Not sure of the cure time but it dries very quick. I have found from experience that 1st coat should be light (will dry fast enough for 2nd coat in 15 min.), 2nd coat a little heavier and should be dry enough to close door without sticking in less then 30 min.. Breakthrough is a great product that gives very nice slick smooth and hard finish. Be careful on vertical surfaces because it will run on you if it is applied the slightest bit to heavy but after a door or two you will have it dialed in.
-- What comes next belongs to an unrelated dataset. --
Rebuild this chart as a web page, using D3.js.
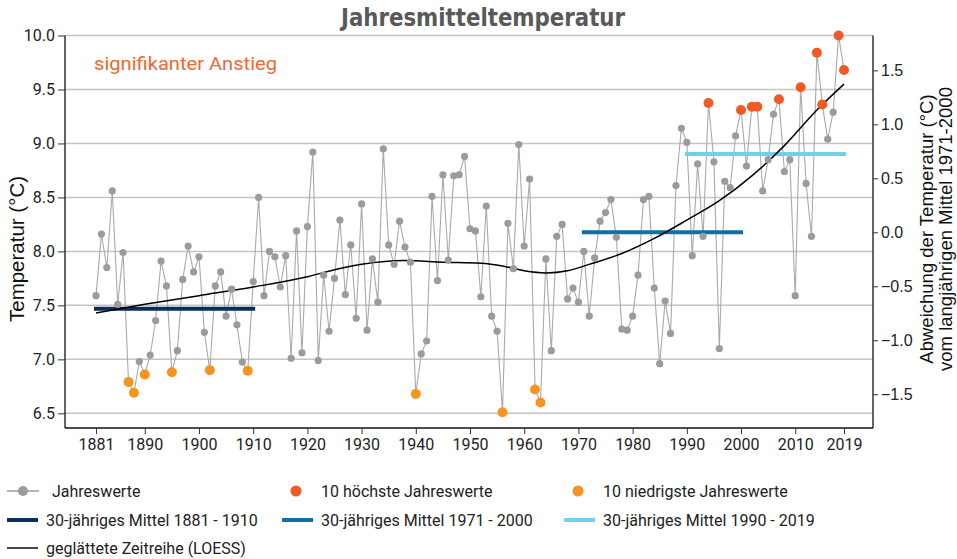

The thing I like the most about this product is its quick blocking which allows you be productive in jobs such as your looking at.


----------



## Damon T (Nov 22, 2008)

I have a project coming up with about 50 front doors, but my rep said breakthrough is not rated for exterior wood doors. Are your doors a different material?


----------



## DeanV (Apr 18, 2007)

Mine are steel.

Sent from my T-Mobile G2 using Paint Talk


----------



## TERRY365PAINTER (Jul 26, 2009)

Breakthrough Ppg DTM version or is there another type ? This paint sounds great for where 
I live . But not rated for wood would not work. . 
I usually do front doors with Dura poxy Kelly 
Moore .


----------



## Workaholic (Apr 17, 2007)

The DTM dries quick but what does not in this region.


----------



## Lambrecht (Feb 8, 2010)

Make sure that you strain Breakthrough before spraying. I have had several cans that have had a lot of sand like granules in them. So many that I had to strain a gallon a couple of weeks ago several times to capture all the granules. After straining it was fine. Also, do not thin unless absolutely needed. Even a small amount of water really effects its vertical hold.


----------



## straight_lines (Oct 17, 2007)

Why not pull the seals, and come back the next day and reinstall them?


----------